One trend Ms. Mattioli is watching with interest is the EEOC's expanded focus on the treatment of workers with caregiving responsibilities.
Last month, the EEOC released a 14-page document outlining employer best practices for such workers, she reported.
"The EEOC has concerns about companies discriminating against caregivers–male or female employees that have elderly parents or children," she said. An example might be a male employee that has to drop off his children and is at work at 9 a.m., instead of 7 a.m. like some of his other colleagues.
"The EEOC is finding there's discrimination in the workplace against such caregivers.

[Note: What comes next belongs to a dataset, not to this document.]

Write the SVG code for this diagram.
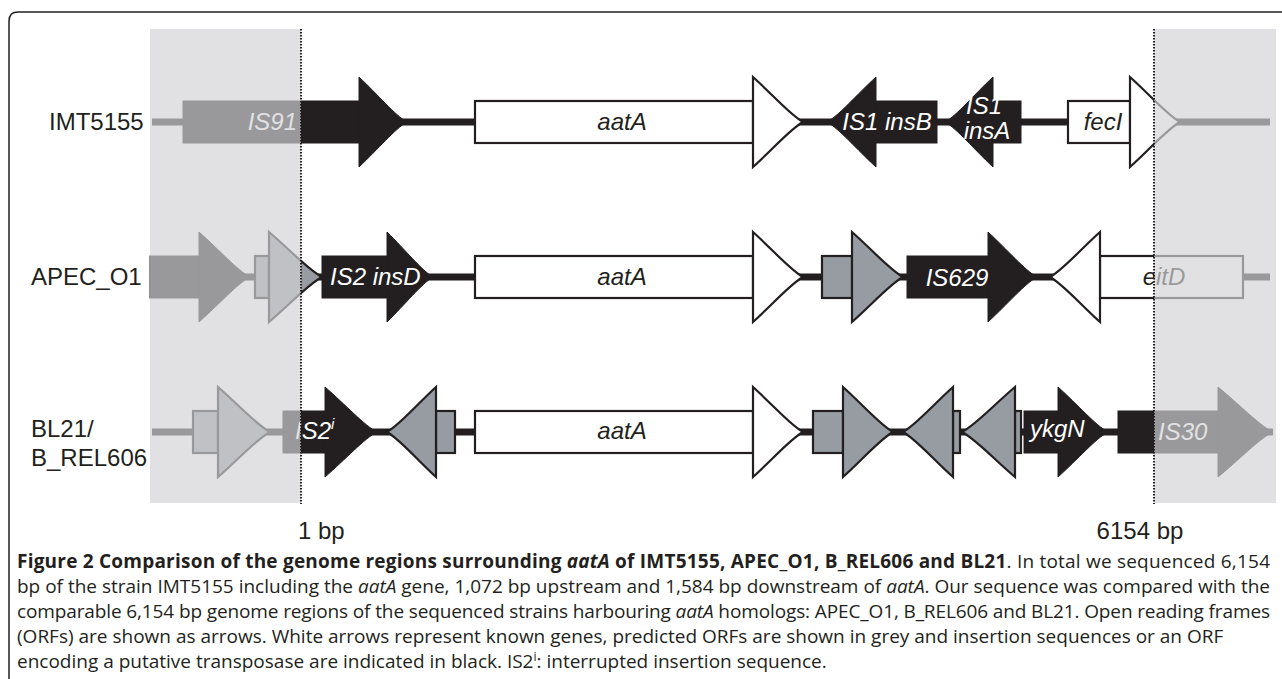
<svg xmlns="http://www.w3.org/2000/svg" width="1282" height="679" viewBox="0 0 1282 679">
<style>
.lbl{font-family:"Liberation Sans",Arial,sans-serif;font-size:24px;fill:#231f20}
.gt{font-family:"Liberation Sans",Arial,sans-serif;font-size:24px;font-style:italic}
.w{fill:#ffffff}
.k{fill:#231f20}
.blk{fill:#231f20;stroke:#231f20;stroke-width:1}
.wht{fill:#ffffff;stroke:#231f20;stroke-width:2.2}
.gry{fill:#979ca3;stroke:#231f20;stroke-width:2.2}
.bb{stroke:#231f20;stroke-width:7;fill:none}
.shade{fill:rgb(210,211,214);fill-opacity:0.675}
.dot{stroke:#231f20;stroke-width:2;stroke-dasharray:1.5 1.5;fill:none}
.cap{font-family:"Open Sans","Liberation Sans",sans-serif;font-size:19px;fill:#231f20}
</style>
<rect width="1282" height="679" fill="#ffffff"/>
<path d="M9,679 L9,21 Q9,12 18,12 L1282,12" fill="none" stroke="#231f20" stroke-width="1.5"/>

<g id="connectors">
<line class="bb" x1="152" y1="122" x2="1270" y2="122"/>
<line class="bb" x1="150" y1="277" x2="1270" y2="277"/>
<line class="bb" x1="152" y1="432" x2="1273" y2="432"/>
</g>

<g id="row1">
<g id="IS91"><rect class="blk" x="183" y="101" width="176" height="42"/><path class="blk" d="M359,77 C378.2,95 395,115.25 407,122 C395,128.75 378.2,149 359,167 Z"/><text class="gt w" x="297" y="130" text-anchor="end">IS91</text></g>
<g id="aatA1"><rect class="wht" x="475" y="101" width="278" height="42"/><path class="wht" d="M753,77 C773,95 790.5,115.25 803,122 C790.5,128.75 773,149 753,167 Z"/><text class="gt k" x="622" y="130" text-anchor="middle">aatA</text></g>
<g id="IS1insB"><rect class="blk" x="876" y="101" width="61" height="42"/><path class="blk" d="M876,77 C856.4,95 839.25,115.25 827,122 C839.25,128.75 856.4,149 876,167 Z"/><text class="gt w" x="887" y="130" text-anchor="middle">IS1 insB</text></g>
<g id="IS1insA"><rect class="blk" x="993" y="101" width="28" height="42"/><path class="blk" d="M993,77 C973.8,95 957,115.25 945,122 C957,128.75 973.8,149 993,167 Z"/><text class="gt w" x="984" y="114" text-anchor="middle" font-size="19">IS1</text><text class="gt w" x="987" y="139" text-anchor="middle" font-size="19">insA</text></g>
<g id="fecI"><rect class="wht" x="1068" y="101" width="62" height="42"/><path class="wht" d="M1130,77 C1150,95 1167.5,115.25 1180,122 C1167.5,128.75 1150,149 1130,167 Z"/><text class="gt k" x="1103" y="130" text-anchor="middle">fecI</text></g>
</g>

<g id="row2">
<g id="orfA"><rect class="blk" x="150" y="256" width="49" height="42"/><path class="blk" d="M199,232 C219.4,250 237.25,270.25 250,277 C237.25,283.75 219.4,304 199,322 Z"/></g>
<g id="orfB"><rect class="gry" x="255" y="256" width="14" height="42"/><path class="gry" d="M269,232 C290.2,250 308.75,270.25 322,277 C308.75,283.75 290.2,304 269,322 Z"/></g>
<g id="IS2insD"><rect class="blk" x="322" y="256" width="65" height="42"/><path class="blk" d="M387,232 C405.4,250 421.5,270.25 433,277 C421.5,283.75 405.4,304 387,322 Z"/><text class="gt w" x="330" y="285">IS2 insD</text></g>
<g id="aatA2"><rect class="wht" x="475" y="256" width="278" height="42"/><path class="wht" d="M753,232 C773,250 790.5,270.25 803,277 C790.5,283.75 773,304 753,322 Z"/><text class="gt k" x="622" y="285" text-anchor="middle">aatA</text></g>
<g id="orfC"><rect class="gry" x="822" y="256" width="30" height="42"/><path class="gry" d="M852,232 C872.4,250 890.25,270.25 903,277 C890.25,283.75 872.4,304 852,322 Z"/></g>
<g id="IS629"><rect class="blk" x="907" y="256" width="81" height="42"/><path class="blk" d="M988,232 C1007.6,250 1024.75,270.25 1037,277 C1024.75,283.75 1007.6,304 988,322 Z"/><text class="gt w" x="957" y="286" text-anchor="middle">IS629</text></g>
<g id="eitD"><rect class="wht" x="1100" y="256" width="143" height="42"/><path class="wht" d="M1100,232 C1080,250 1062.5,270.25 1050,277 C1062.5,283.75 1080,304 1100,322 Z"/><text class="gt k" x="1164" y="285" text-anchor="middle">eitD</text></g>
</g>

<g id="row3">
<g id="orfD"><rect class="gry" x="193" y="411" width="25" height="42"/><path class="gry" d="M218,387 C238.8,405 257,425.25 270,432 C257,438.75 238.8,459 218,477 Z"/></g>
<g id="IS2i"><rect class="blk" x="283" y="411" width="42" height="42"/><path class="blk" d="M325,387 C345.8,405 364,425.25 377,432 C364,438.75 345.8,459 325,477 Z"/><text class="gt w" x="295" y="439">IS2<tspan font-size="15" dy="-10">i</tspan></text></g>
<g id="orfE"><rect class="gry" x="436" y="411" width="19" height="42"/><path class="gry" d="M436,387 C416.4,405 399.25,425.25 387,432 C399.25,438.75 416.4,459 436,477 Z"/></g>
<g id="aatA3"><rect class="wht" x="475" y="411" width="278" height="42"/><path class="wht" d="M753,387 C773,405 790.5,425.25 803,432 C790.5,438.75 773,459 753,477 Z"/><text class="gt k" x="622" y="439" text-anchor="middle">aatA</text></g>
<g id="orfF"><rect class="gry" x="813" y="411" width="30" height="42"/><path class="gry" d="M843,387 C863,405 880.5,425.25 893,432 C880.5,438.75 863,459 843,477 Z"/></g>
<g id="orfG"><rect class="gry" x="953" y="411" width="7" height="42"/><path class="gry" d="M953,387 C933,405 915.5,425.25 903,432 C915.5,438.75 933,459 953,477 Z"/></g>
<g id="orfH"><rect class="gry" x="1015" y="411" width="6" height="42"/><path class="gry" d="M1015,387 C993.8,405 975.25,425.25 962,432 C975.25,438.75 993.8,459 1015,477 Z"/></g>
<g id="ykgN"><rect class="blk" x="1024" y="411" width="34" height="42"/><path class="blk" d="M1058,387 C1078,405 1095.5,425.25 1108,432 C1095.5,438.75 1078,459 1058,477 Z"/><text class="gt w" x="1030" y="437">ykgN</text></g>
<g id="IS30"><rect class="blk" x="1118" y="411" width="100" height="42"/><path class="blk" d="M1218,387 C1240,405 1259.25,425.25 1273,432 C1259.25,438.75 1240,459 1218,477 Z"/><text class="gt w" x="1158" y="440">IS30</text></g>
</g>

<g id="shading">
<rect class="shade" x="150" y="29" width="151" height="474"/>
<rect class="shade" x="1154" y="29" width="122" height="474"/>
</g>
<g id="markers">
<line class="dot" x1="301" y1="29" x2="301" y2="504"/>
<line class="dot" x1="1154" y1="29" x2="1154" y2="504"/>
<text class="lbl" x="298" y="539">1 bp</text>
<text class="lbl" x="1140" y="539" text-anchor="middle">6154 bp</text>
</g>
<g id="labels">
<text class="lbl" x="49" y="130">IMT5155</text>
<text class="lbl" x="31" y="285">APEC_O1</text>
<text class="lbl" x="31" y="437">BL21/</text>
<text class="lbl" x="31" y="466">B_REL606</text>
</g>

<g id="caption" class="cap">
<text x="17" y="568" textLength="1253" lengthAdjust="spacing"><tspan font-weight="bold">Figure 2 Comparison of the genome regions surrounding <tspan font-style="italic">aatA</tspan> of IMT5155, APEC_O1, B_REL606 and BL21</tspan>. In total we sequenced 6,154</text>
<text x="17" y="593" textLength="1253" lengthAdjust="spacing">bp of the strain IMT5155 including the <tspan font-style="italic">aatA</tspan> gene, 1,072 bp upstream and 1,584 bp downstream of <tspan font-style="italic">aatA</tspan>. Our sequence was compared with the</text>
<text x="17" y="618" textLength="1253" lengthAdjust="spacing">comparable 6,154 bp genome regions of the sequenced strains harbouring <tspan font-style="italic">aatA</tspan> homologs: APEC_O1, B_REL606 and BL21. Open reading frames</text>
<text x="17" y="643">(ORFs) are shown as arrows. White arrows represent known genes, predicted ORFs are shown in grey and insertion sequences or an ORF</text>
<text x="17" y="668">encoding a putative transposase are indicated in black. IS2<tspan font-size="12" dy="-7">i</tspan><tspan dy="7">: interrupted insertion sequence.</tspan></text>
</g>
</svg>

So they're encouraging companies to retrain managers," she said, noting that the new document details areas of retraining that include the questions to ask or avoid when doing interviews or performance reviews with employees.
"They're finding that the managers maybe aren't trained adequately and may be asking questions like, 'Can you travel? Or who's going to take care of your children?'
"This is something the EEOC is really starting to focus on. They mentioned it on their Web site earlier [in 2007], and now they've actually come out with a 14-page document," Ms. Mattioli said.
In 2007, the EEOC issued its initial guidance explaining circumstances under which discrimination against caregivers might constitute discrimination based on sex, disability or other characteristics that are protected by federal employment discrimination laws.
Caregivers are not a directly protected class, Ms. Padalino noted, suggesting that as a result, the increased attention coming from the EEOC is not as immediately concerning as other issues weighing on the minds of EPL insurers.
"It's not like wage-and-hour or ADA," Mr. McCalmon agreed. "Nevertheless, the White House and the EEOC are pushing to provide more benefits to caregivers beyond the Family Medical Leave Act"–and the mission is "being carried out primarily by the First Lady," he said, noting that many of her speeches refer to stresses of working mothers and calls for sick leave pay.
"I don't know if [caregiving] is a claims driver, but it creates a tension in the workplace," he said.
Experts interviewed for this article had no specific comments on how the Supreme Court might weigh in on employment cases in the future, given President Obama's nomination of Sonia Sotomayor in late May to replace retiring Justice David Souter. Conservative bloggers, however, were highly critical of the choice in the days immediately following the nomination, pointing, among other things, to the single-paragraph dismissal of a reverse discrimination case she penned as an appellate court judge. That case is currently before the U.S. Supreme Court.